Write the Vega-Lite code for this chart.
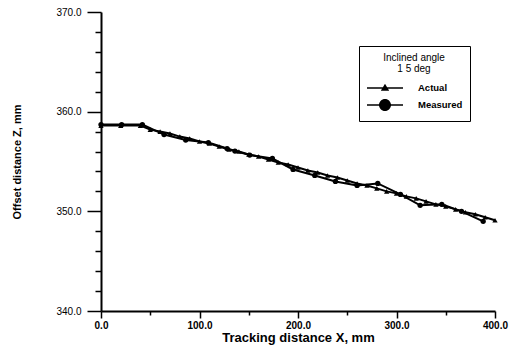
{
  "$schema": "https://vega.github.io/schema/vega-lite/v6.json",
  "width": 394,
  "height": 299,
  "autosize": {"type": "none"},
  "padding": {"left": 101, "top": 12, "right": 16, "bottom": 44},
  "config": {
    "view": {"stroke": null},
    "font": "Liberation Sans",
    "axis": {"domainColor": "black", "domainWidth": 2, "tickColor": "black", "tickWidth": 1.5, "labelColor": "black", "titleColor": "black", "grid": false, "labelFont": "Liberation Sans", "titleFont": "Liberation Sans"}
  },
  "data": {
    "values": [
      {"series": "Actual", "x": 0, "z": 358.6},
      {"series": "Actual", "x": 20, "z": 358.6},
      {"series": "Actual", "x": 40, "z": 358.6},
      {"series": "Actual", "x": 50, "z": 358.2},
      {"series": "Actual", "x": 60, "z": 358.0},
      {"series": "Actual", "x": 70, "z": 357.8},
      {"series": "Actual", "x": 80, "z": 357.5},
      {"series": "Actual", "x": 90, "z": 357.3},
      {"series": "Actual", "x": 100, "z": 357.0},
      {"series": "Actual", "x": 110, "z": 356.8},
      {"series": "Actual", "x": 120, "z": 356.5},
      {"series": "Actual", "x": 130, "z": 356.2},
      {"series": "Actual", "x": 140, "z": 356.0},
      {"series": "Actual", "x": 150, "z": 355.7},
      {"series": "Actual", "x": 160, "z": 355.5},
      {"series": "Actual", "x": 170, "z": 355.2},
      {"series": "Actual", "x": 180, "z": 354.9},
      {"series": "Actual", "x": 190, "z": 354.7},
      {"series": "Actual", "x": 200, "z": 354.4},
      {"series": "Actual", "x": 210, "z": 354.1},
      {"series": "Actual", "x": 220, "z": 353.9},
      {"series": "Actual", "x": 230, "z": 353.6},
      {"series": "Actual", "x": 240, "z": 353.4},
      {"series": "Actual", "x": 250, "z": 353.1},
      {"series": "Actual", "x": 260, "z": 352.8},
      {"series": "Actual", "x": 270, "z": 352.6},
      {"series": "Actual", "x": 280, "z": 352.3},
      {"series": "Actual", "x": 290, "z": 352.0},
      {"series": "Actual", "x": 300, "z": 351.8},
      {"series": "Actual", "x": 310, "z": 351.5},
      {"series": "Actual", "x": 320, "z": 351.3},
      {"series": "Actual", "x": 330, "z": 351.0},
      {"series": "Actual", "x": 340, "z": 350.7},
      {"series": "Actual", "x": 350, "z": 350.5},
      {"series": "Actual", "x": 360, "z": 350.2},
      {"series": "Actual", "x": 370, "z": 349.9},
      {"series": "Actual", "x": 380, "z": 349.7},
      {"series": "Actual", "x": 390, "z": 349.4},
      {"series": "Actual", "x": 400, "z": 349.1},
      {"series": "Measured", "x": 0, "z": 358.7},
      {"series": "Measured", "x": 21, "z": 358.7},
      {"series": "Measured", "x": 42, "z": 358.7},
      {"series": "Measured", "x": 64, "z": 357.7},
      {"series": "Measured", "x": 86, "z": 357.15},
      {"series": "Measured", "x": 109, "z": 356.9},
      {"series": "Measured", "x": 128, "z": 356.3},
      {"series": "Measured", "x": 136, "z": 356.05},
      {"series": "Measured", "x": 151, "z": 355.65},
      {"series": "Measured", "x": 174, "z": 355.3},
      {"series": "Measured", "x": 195, "z": 354.2},
      {"series": "Measured", "x": 217, "z": 353.6},
      {"series": "Measured", "x": 238, "z": 353.0},
      {"series": "Measured", "x": 260, "z": 352.6},
      {"series": "Measured", "x": 281, "z": 352.8},
      {"series": "Measured", "x": 304, "z": 351.7},
      {"series": "Measured", "x": 324, "z": 350.6},
      {"series": "Measured", "x": 346, "z": 350.7},
      {"series": "Measured", "x": 366, "z": 350.0},
      {"series": "Measured", "x": 388, "z": 349.0}
    ]
  },
  "encoding": {
    "x": {"field": "x", "type": "quantitative", "scale": {"domain": [0, 400], "nice": false},
      "axis": {"values": [0, 50, 100, 150, 200, 250, 300, 350, 400], "labelExpr": "datum.value % 100 == 0 ? format(datum.value, '.1f') : ''", "tickSize": {"condition": {"test": "datum.value % 100 == 0", "value": 7}, "value": 4}, "labelFontSize": 10, "labelFontWeight": "bold", "labelPadding": 2, "labelFlush": false, "title": "Tracking distance   X,  mm", "titleFontSize": 13, "titleFontWeight": "bold", "titlePadding": 1}},
    "y": {"field": "z", "type": "quantitative", "scale": {"domain": [340, 370], "nice": false, "zero": false},
      "axis": {"values": [340, 342, 344, 346, 348, 350, 352, 354, 356, 358, 360, 362, 364, 366, 368, 370], "labelExpr": "datum.value % 10 == 0 ? format(datum.value, '.1f') : ''", "tickSize": {"condition": {"test": "datum.value % 10 == 0", "value": 14}, "value": 6}, "labelFontSize": 10, "labelPadding": 6, "title": "Offset distance  Z, mm", "titleFontSize": 11, "titleFontWeight": "bold", "titlePadding": 33}}
  },
  "layer": [
    {
      "mark": {"type": "line", "color": "black", "strokeWidth": 2},
      "encoding": {"detail": {"field": "series"}}
    },
    {
      "mark": {"type": "point", "filled": true, "color": "black", "opacity": 1, "size": 28},
      "encoding": {
        "shape": {
          "field": "series",
          "type": "nominal",
          "scale": {"domain": ["Actual", "Measured"], "range": ["triangle-up", "circle"]},
          "legend": null
        }
      }
    },
    {
      "transform": [{"filter": "datum.x < 0"}],
      "mark": {"type": "point", "filled": true, "color": "black", "opacity": 1},
      "encoding": {
        "shape": {
          "field": "series",
          "type": "nominal",
          "scale": {"domain": ["Actual", "Measured"], "range": ["M-1,-0.12H5V0.12H-1ZM2,-0.7L2.7,0.45L1.3,0.45Z", "M-1,-0.12H5V0.12H-1ZM1,0A1,1 0 1,1 3,0A1,1 0 1,1 1,0Z"]},
          "legend": {
            "orient": "none",
            "legendX": 258,
            "legendY": 34,
            "title": ["Inclined angle", "   1 5 deg"],
            "titleFontSize": 10,
            "titleFontWeight": "normal",
            "titleColor": "black",
            "titleAnchor": "middle",
            "titleLineHeight": 11,
            "titlePadding": 7,
            "strokeColor": "black",
            "padding": 7,
            "symbolSize": 144,
            "symbolFillColor": "black",
            "symbolOpacity": 1,
            "labelOffset": 38,
            "labelFontSize": 9.5,
            "labelFontWeight": "bold",
            "labelColor": "black",
            "rowPadding": 2
          }
        }
      }
    }
  ],
  "resolve": {"scale": {"shape": "independent"}}
}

::::::::::

◆ **Your instructions**
Restate the data above word for word. Skip every picture.

◆ **Correct response**
Write the Vega-Lite code for this chart.
{
  "$schema": "https://vega.github.io/schema/vega-lite/v6.json",
  "width": 394,
  "height": 299,
  "autosize": {"type": "none"},
  "padding": {"left": 101, "top": 12, "right": 16, "bottom": 44},
  "config": {
    "view": {"stroke": null},
    "font": "Liberation Sans",
    "axis": {"domainColor": "black", "domainWidth": 2, "tickColor": "black", "tickWidth": 1.5, "labelColor": "black", "titleColor": "black", "grid": false, "labelFont": "Liberation Sans", "titleFont": "Liberation Sans"}
  },
  "data": {
    "values": [
      {"series": "Actual", "x": 0, "z": 358.6},
      {"series": "Actual", "x": 20, "z": 358.6},
      {"series": "Actual", "x": 40, "z": 358.6},
      {"series": "Actual", "x": 50, "z": 358.2},
      {"series": "Actual", "x": 60, "z": 358.0},
      {"series": "Actual", "x": 70, "z": 357.8},
      {"series": "Actual", "x": 80, "z": 357.5},
      {"series": "Actual", "x": 90, "z": 357.3},
      {"series": "Actual", "x": 100, "z": 357.0},
      {"series": "Actual", "x": 110, "z": 356.8},
      {"series": "Actual", "x": 120, "z": 356.5},
      {"series": "Actual", "x": 130, "z": 356.2},
      {"series": "Actual", "x": 140, "z": 356.0},
      {"series": "Actual", "x": 150, "z": 355.7},
      {"series": "Actual", "x": 160, "z": 355.5},
      {"series": "Actual", "x": 170, "z": 355.2},
      {"series": "Actual", "x": 180, "z": 354.9},
      {"series": "Actual", "x": 190, "z": 354.7},
      {"series": "Actual", "x": 200, "z": 354.4},
      {"series": "Actual", "x": 210, "z": 354.1},
      {"series": "Actual", "x": 220, "z": 353.9},
      {"series": "Actual", "x": 230, "z": 353.6},
      {"series": "Actual", "x": 240, "z": 353.4},
      {"series": "Actual", "x": 250, "z": 353.1},
      {"series": "Actual", "x": 260, "z": 352.8},
      {"series": "Actual", "x": 270, "z": 352.6},
      {"series": "Actual", "x": 280, "z": 352.3},
      {"series": "Actual", "x": 290, "z": 352.0},
      {"series": "Actual", "x": 300, "z": 351.8},
      {"series": "Actual", "x": 310, "z": 351.5},
      {"series": "Actual", "x": 320, "z": 351.3},
      {"series": "Actual", "x": 330, "z": 351.0},
      {"series": "Actual", "x": 340, "z": 350.7},
      {"series": "Actual", "x": 350, "z": 350.5},
      {"series": "Actual", "x": 360, "z": 350.2},
      {"series": "Actual", "x": 370, "z": 349.9},
      {"series": "Actual", "x": 380, "z": 349.7},
      {"series": "Actual", "x": 390, "z": 349.4},
      {"series": "Actual", "x": 400, "z": 349.1},
      {"series": "Measured", "x": 0, "z": 358.7},
      {"series": "Measured", "x": 21, "z": 358.7},
      {"series": "Measured", "x": 42, "z": 358.7},
      {"series": "Measured", "x": 64, "z": 357.7},
      {"series": "Measured", "x": 86, "z": 357.15},
      {"series": "Measured", "x": 109, "z": 356.9},
      {"series": "Measured", "x": 128, "z": 356.3},
      {"series": "Measured", "x": 136, "z": 356.05},
      {"series": "Measured", "x": 151, "z": 355.65},
      {"series": "Measured", "x": 174, "z": 355.3},
      {"series": "Measured", "x": 195, "z": 354.2},
      {"series": "Measured", "x": 217, "z": 353.6},
      {"series": "Measured", "x": 238, "z": 353.0},
      {"series": "Measured", "x": 260, "z": 352.6},
      {"series": "Measured", "x": 281, "z": 352.8},
      {"series": "Measured", "x": 304, "z": 351.7},
      {"series": "Measured", "x": 324, "z": 350.6},
      {"series": "Measured", "x": 346, "z": 350.7},
      {"series": "Measured", "x": 366, "z": 350.0},
      {"series": "Measured", "x": 388, "z": 349.0}
    ]
  },
  "encoding": {
    "x": {"field": "x", "type": "quantitative", "scale": {"domain": [0, 400], "nice": false},
      "axis": {"values": [0, 50, 100, 150, 200, 250, 300, 350, 400], "labelExpr": "datum.value % 100 == 0 ? format(datum.value, '.1f') : ''", "tickSize": {"condition": {"test": "datum.value % 100 == 0", "value": 7}, "value": 4}, "labelFontSize": 10, "labelFontWeight": "bold", "labelPadding": 2, "labelFlush": false, "title": "Tracking distance   X,  mm", "titleFontSize": 13, "titleFontWeight": "bold", "titlePadding": 1}},
    "y": {"field": "z", "type": "quantitative", "scale": {"domain": [340, 370], "nice": false, "zero": false},
      "axis": {"values": [340, 342, 344, 346, 348, 350, 352, 354, 356, 358, 360, 362, 364, 366, 368, 370], "labelExpr": "datum.value % 10 == 0 ? format(datum.value, '.1f') : ''", "tickSize": {"condition": {"test": "datum.value % 10 == 0", "value": 14}, "value": 6}, "labelFontSize": 10, "labelPadding": 6, "title": "Offset distance  Z, mm", "titleFontSize": 11, "titleFontWeight": "bold", "titlePadding": 33}}
  },
  "layer": [
    {
      "mark": {"type": "line", "color": "black", "strokeWidth": 2},
      "encoding": {"detail": {"field": "series"}}
    },
    {
      "mark": {"type": "point", "filled": true, "color": "black", "opacity": 1, "size": 28},
      "encoding": {
        "shape": {
          "field": "series",
          "type": "nominal",
          "scale": {"domain": ["Actual", "Measured"], "range": ["triangle-up", "circle"]},
          "legend": null
        }
      }
    },
    {
      "transform": [{"filter": "datum.x < 0"}],
      "mark": {"type": "point", "filled": true, "color": "black", "opacity": 1},
      "encoding": {
        "shape": {
          "field": "series",
          "type": "nominal",
          "scale": {"domain": ["Actual", "Measured"], "range": ["M-1,-0.12H5V0.12H-1ZM2,-0.7L2.7,0.45L1.3,0.45Z", "M-1,-0.12H5V0.12H-1ZM1,0A1,1 0 1,1 3,0A1,1 0 1,1 1,0Z"]},
          "legend": {
            "orient": "none",
            "legendX": 258,
            "legendY": 34,
            "title": ["Inclined angle", "   1 5 deg"],
            "titleFontSize": 10,
            "titleFontWeight": "normal",
            "titleColor": "black",
            "titleAnchor": "middle",
            "titleLineHeight": 11,
            "titlePadding": 7,
            "strokeColor": "black",
            "padding": 7,
            "symbolSize": 144,
            "symbolFillColor": "black",
            "symbolOpacity": 1,
            "labelOffset": 38,
            "labelFontSize": 9.5,
            "labelFontWeight": "bold",
            "labelColor": "black",
            "rowPadding": 2
          }
        }
      }
    }
  ],
  "resolve": {"scale": {"shape": "independent"}}
}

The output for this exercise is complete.